The World’s Largest Cruise Association Commemorates Earth Day

The Cruise Lines International Association (CLIA) marked today,  the 40th anniversary of the first Earth Day, by taking note of the industry’s continued environmental progress and innovation.

Members of the the world’s largest cruise association, CLIA include  the Royal Caribbean, Disney Cruise Lines, Princess Cruise Lines, Celebrity Cruises, Norwegian and Oceania Holland America, just to name a few.

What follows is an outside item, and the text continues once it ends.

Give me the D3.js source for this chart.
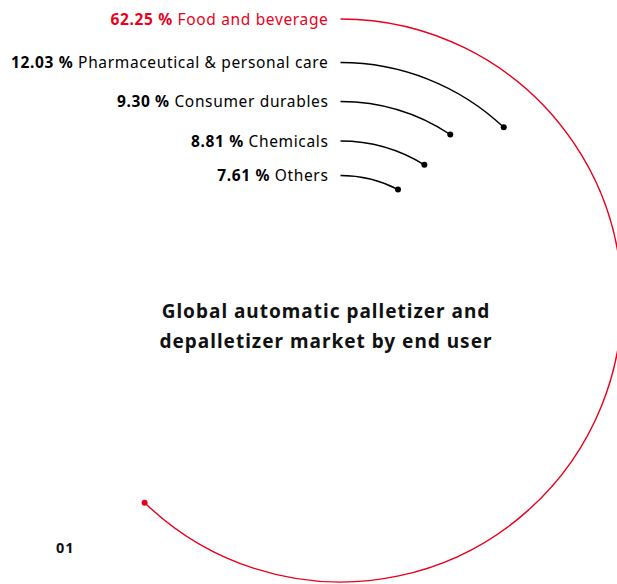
<!DOCTYPE html>
<html>
<head>
<meta charset="utf-8">
<script src="https://cdn.jsdelivr.net/npm/d3@7"></script>
<style>
  html, body { margin: 0; padding: 0; background: #fff; }
  svg { display: block; }
</style>
</head>
<body>
<svg id="chart" width="617" height="584"></svg>
<script>
const categories = ["Food and beverage", "Pharmaceutical & personal care", "Consumer durables", "Chemicals", "Others"];
const values = [62.25, 12.03, 9.30, 8.81, 7.61];
const valueLabels = ["62.25 %", "12.03 %", "9.30 %", "8.81 %", "7.61 %"];
const titleLines = ["Global automatic palletizer and", "depalletizer market by end user"];
const pageNumber = "01";

const W = 617, H = 584;
const cx = 340.5, cy = 300.5;
const RED = "#e8001c", BLACK = "#000000";
const font = "'Noto Sans', 'Open Sans', sans-serif";

const svg = d3.select("#chart");
const g = svg.append("g").attr("transform", `translate(${cx},${cy})`);

const angle = d3.scaleLinear().domain([0, 100]).range([0, 2 * Math.PI]);
const radius = d3.scaleOrdinal().domain(categories).range([281.5, 238, 199, 159.5, 125]);
const color = d3.scaleOrdinal().domain(categories).range([RED, BLACK, BLACK, BLACK, BLACK]);

const data = categories.map((c, i) => ({ cat: c, value: values[i], label: valueLabels[i] }));

// arcs
g.selectAll("path.arc").data(data).join("path")
  .attr("class", "arc")
  .attr("fill", "none")
  .attr("stroke", d => color(d.cat))
  .attr("stroke-width", 1.4)
  .attr("d", d => {
    const p = d3.path();
    const r = radius(d.cat);
    const a0 = -Math.PI / 2, a1 = -Math.PI / 2 + angle(d.value);
    p.moveTo(0, -r);
    p.arc(0, 0, r, a0, a1, false);
    return p.toString();
  });

// end dots
g.selectAll("circle.dot").data(data).join("circle")
  .attr("class", "dot")
  .attr("r", 3)
  .attr("fill", d => color(d.cat))
  .attr("cx", d => radius(d.cat) * Math.sin(angle(d.value)))
  .attr("cy", d => -radius(d.cat) * Math.cos(angle(d.value)));

// labels
const labels = g.selectAll("text.lbl").data(data).join("text")
  .attr("class", "lbl")
  .attr("x", -12)
  .attr("y", d => -radius(d.cat) + 5.5)
  .attr("text-anchor", "end")
  .attr("font-family", font)
  .attr("font-size", 15.5)
  .attr("letter-spacing", 0.65)
  .attr("fill", d => color(d.cat));
labels.append("tspan").attr("font-weight", "bold").text(d => d.label + " ");
labels.append("tspan").text(d => d.cat);

// title
svg.append("text")
  .attr("x", 326)
  .attr("y", 318)
  .attr("text-anchor", "middle")
  .attr("font-family", font)
  .attr("font-size", 19)
  .attr("font-weight", "bold")
  .attr("letter-spacing", 1)
  .attr("fill", "#111")
  .selectAll("tspan").data(titleLines).join("tspan")
  .attr("x", 326)
  .attr("dy", (d, i) => i === 0 ? 0 : 30)
  .text(d => d);

// page number
svg.append("text")
  .attr("x", 56)
  .attr("y", 553)
  .attr("font-family", font)
  .attr("font-size", 14.5)
  .attr("font-weight", "bold")
  .attr("letter-spacing", 1)
  .attr("fill", "#111")
  .text(pageNumber);
</script>
</body>
</html>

From the little things like energy efficient LED light bulbs and high-efficiency appliances that reduce energy consumption, to plugging into shore-based power and installing solar panels that sustainably power on-board amenities, the cruise line industry is demonstrating its commitment to sound environmental stewardship.

Did you know?

  • CLIA lines recycle over 79,000 tons of garbage in a given year largely including paper, plastic, aluminum cans and glass.
  • In addition to recycling, waste minimization programs are underway that result in the average cruise passenger producing upwards of 70% less garbage (1.5 lbs/day) than at home (4-5 lbs/day).
  • Reusable laundry bags are being used in guest staterooms, thus removing plastic laundry bags from the waste stream. This simple step can save thousands of bags each voyage.
  • Halogen and incandescent light bulbs have either been replaced on many lines or are being replaced with LED lights, which last 25 times longer, use 80% less energy, and generate 50% less heat.
  • Cruise lines are using ecological, non-toxic, slick hull coatings that save as much as 5% of fuel usage for propulsion.
  • Water re-use systems are at work that recycle engine cooling water for heating passenger cabins, and air conditioning water for use in laundry facilities and for deck washing.
  • Automated air conditioning systems monitor public spaces for passenger occupancy, which automatically shut-off to conserve energy when passengers are not present.
  • Reflective window coatings have been designed especially for cruise ships that deflect sunlight and heat penetration, thus requiring less air conditioning to cool indoor spaces.
  • One line alone invested $400 million toward Research and Development over the last 10 years related to environmental protection.
  • Environmentally-sensitive lubricants are being used for engine systems that biodegrade more than 60% in 28 days compared to conventional marine lubricants, which can take up to a year to biodegrade 50%.
  • Water conserving ice machines on cruise ships require less water by injecting air pockets into ice cubes, which freeze faster and also consume less energy than traditional ice machines.
  • The industry has partnered with Conservation International to serve as an environmental stewardship advisor, helping CLIA member lines consider new initiatives to protect the environment.